The 200Ah lithium battery stores 2,400 watt hours of usable capacity. At 900 watt hours of daily consumption, that is more than two and a half days of autonomy before you would need panel production at all. For a day or two of overcast weather this system handles it without stress.
The 40-amp MPPT charge controller is correctly sized for a 400-watt panel array on a 12-volt system. A 400-watt panel array divided by 12 volts gives roughly 33 amps of charge current, comfortably within the 40-amp controller rating.
The 1,500-watt inverter handles a microwave, coffee maker, or laptop charging station without overloading the battery during brief use. It is not sized for extended air conditioner use, which is fine for mild South Dakota spring and fall camping. Anyone who needs AC cooling for summer heat would step the battery bank up to 400Ah and add a dedicated high-efficiency air conditioner inverter circuit.
This 400-watt, 200Ah setup represents the sweet spot for a couple doing regular boondocking from spring through fall with modest to moderate power needs. It is the system thousands of experienced RVers across America run successfully every day.
Also Read:- RV Solar System Setup Complete Beginner’s Guide (2026)
Frequently Asked Questions About RV Solar System Sizing
How do I know if my solar system is big enough once I install it?
The clearest sign of a properly sized system is that your battery bank reaches full charge by early afternoon on a typical sunny day. If your batteries are still charging at sunset and you are starting the evening at 80 percent capacity, your panels are undersized relative to your consumption. Install a battery monitor like the Victron BMV-712 which shows you real-time state of charge, daily energy harvested, and daily energy consumed. These numbers tell you everything you need to know within the first week of use.

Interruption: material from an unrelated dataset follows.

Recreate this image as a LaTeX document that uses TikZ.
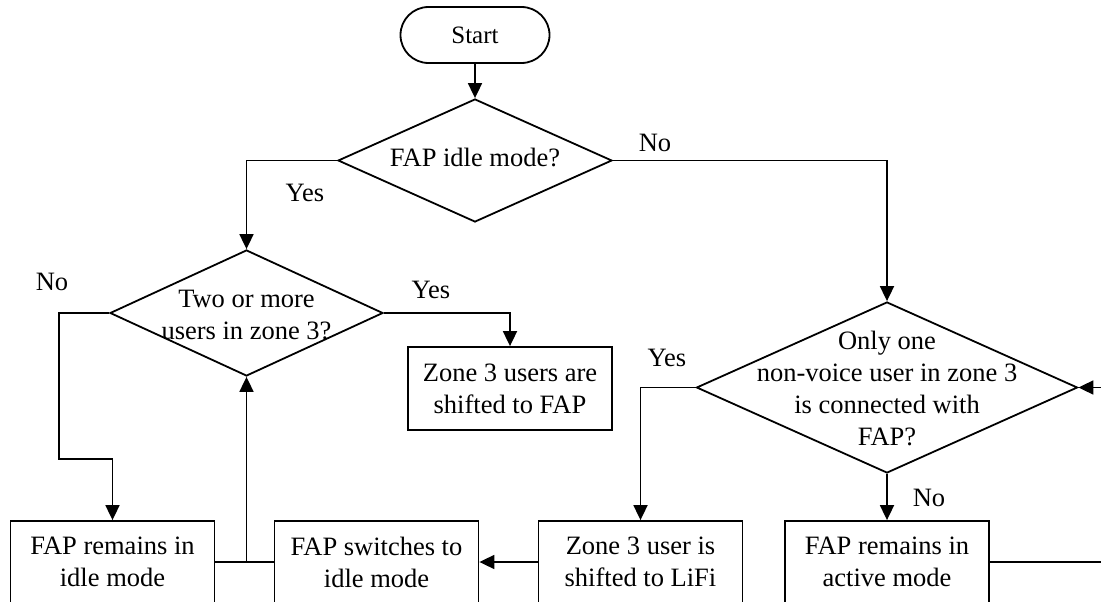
\documentclass[tikz,border=0pt]{standalone}
\usepackage{fontspec}
\setmainfont{Liberation Serif}
\usetikzlibrary{shapes.geometric,arrows.meta}
\begin{document}
\begin{tikzpicture}[x=1pt,y=-1pt,
  every node/.style={font=\fontsize{26.5}{32}\selectfont},
  line/.style={line width=1.8pt},
  arr/.style={line width=1.8pt,-{Triangle[length=15pt,width=14pt]}},
  dec/.style={diamond,draw,line width=1.8pt,inner sep=0pt},
  proc/.style={rectangle,draw,line width=1.8pt,minimum width=204pt,minimum height=82pt,inner sep=0pt,align=center},
  txt/.style={align=center,inner sep=0pt},
  lbl/.style={inner sep=0pt}]
\useasboundingbox (0,0) rectangle (1101,602);
% nodes
\node[draw,line width=1.8pt,rounded corners=28pt,minimum width=149pt,minimum height=56pt,inner sep=0pt,font=\fontsize{25}{30}\selectfont] (start) at (475,35) {Start};
\node[dec,minimum width=274pt,minimum height=123pt] (d1) at (475,160.5) {};
\node[txt] (t1) at (475,157) {FAP idle mode?};
\node[dec,minimum width=273pt,minimum height=126pt] (d2) at (246.5,313) {};
\node[txt] (t2) at (246.5,315.5) {Two or more\\users in zone 3?};
\node[dec,minimum width=381pt,minimum height=171pt] (d3) at (887,387.5) {};
\node[txt] (t3) at (887,388.5) {Only one\\non-voice user in zone 3\\is connected with\\FAP?};
\node[proc,minimum height=83pt] (z3) at (510,388.5) {Zone 3 users are\\shifted to FAP};
\node[proc] (b1) at (112.5,562) {FAP remains in\\idle mode};
\node[proc] (b2) at (376.5,562) {FAP switches to\\idle mode};
\node[proc] (b3) at (640.5,562) {Zone 3 user is\\shifted to LiFi};
\node[proc] (b4) at (887,562) {FAP remains in\\active mode};
% labels
\node[lbl] (lno1) at (655,143) {No};
\node[lbl] (lyes1) at (305,193) {Yes};
\node[lbl] (lno2) at (52,282) {No};
\node[lbl] (lyes2) at (431,290) {Yes};
\node[lbl] (lyes3) at (667,358) {Yes};
\node[lbl] (lno3) at (929,498) {No};
% helper coordinates
\coordinate (c1) at (59,459);
\coordinate (j) at (246.5,562);
\coordinate (loop) at (1115,475);
% connectors
\draw[arr] (start.south) -- (d1.north);
\draw[arr] (d1.east) -| (d3.north);
\draw[arr] (d1.west) -| (d2.north);
\draw[arr] (d2.east) -| (z3.north);
\draw[arr] (d2.west) -| (c1) -| (b1.north);
\draw[line] (b1.east) -- (b2.west);
\draw[arr] (j) -- (d2.south);
\draw[arr] (b3.west) -- (b2.east);
\draw[arr] (d3.west) -| (b3.north);
\draw[arr] (d3.south) -- (b4.north);
\draw[arr] (b4.east) -| (loop) |- (d3.east);
\end{tikzpicture}
\end{document}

Can I start small and add more panels and batteries later?
Yes, absolutely, and this is actually a very smart approach for first-time solar RVers. Start with a 200 or 300 watt system, live with it for a few months, and observe where the gaps are. You will quickly learn exactly what your real consumption patterns look like and what your current setup cannot handle. Most quality charge controllers are rated to handle panel arrays larger than your starting installation, so upgrading later is usually as simple as wiring in additional panels. The key is to choose a charge controller from the beginning that is rated higher than your initial panel array to leave headroom for expansion.
Does the size of my RV affect how much solar I need?
The size of your RV affects how many panels you can physically fit on the roof, but it does not directly determine how much solar you need. What determines your solar needs is how much power you consume. A small 18-foot van with a coffee maker, a large inverter, and an induction cooktop can easily consume more power than a 38-foot fifth wheel running only LED lights and a small compressor fridge. Always size based on your actual consumption calculation rather than your RV’s physical dimensions.
What happens if my solar panels produce more power than my batteries can store?
Nothing bad happens. When your batteries reach full charge, the MPPT charge controller automatically reduces or stops the charge current from the panels. The excess production is simply not captured. There is no damage to the panels or the batteries from over-production. The practical implication is that if your batteries hit full charge by 10am every single day without exception, you likely have more panels than you need and could save money by starting with a smaller array.
Should I size my system for my best days or my worst days?
Size for your typical days with a reasonable buffer for below-average conditions, but do not try to size entirely for your worst-case winter storm scenario. If you design your entire system around a three-day December overcast period in South Dakota, you will spend enormous money on panels and batteries that sit underutilized nine months of the year. Instead, build a system that handles your average conditions comfortably, add a modest buffer of around 20 to 25 percent, and keep a small generator on board for the occasional extended bad-weather situation. That combination is far more cost-effective and practical than an extreme oversized solar system trying to handle every possible worst case on its own.
Final Thought
Sizing an RV solar system correctly takes about 30 minutes of honest calculation. The steps are not technically difficult — they are just arithmetic with real numbers that reflect how you actually live. Get those numbers right and everything downstream becomes simple. You buy the right panels, the right battery, the right controller, and the right inverter. Your system works beautifully. Your batteries stay healthy. And you get to enjoy the kind of quiet, self-sufficient off-grid camping that is the whole reason most of us went solar in the first place.
Start with your daily watt hours. Everything else follows from there.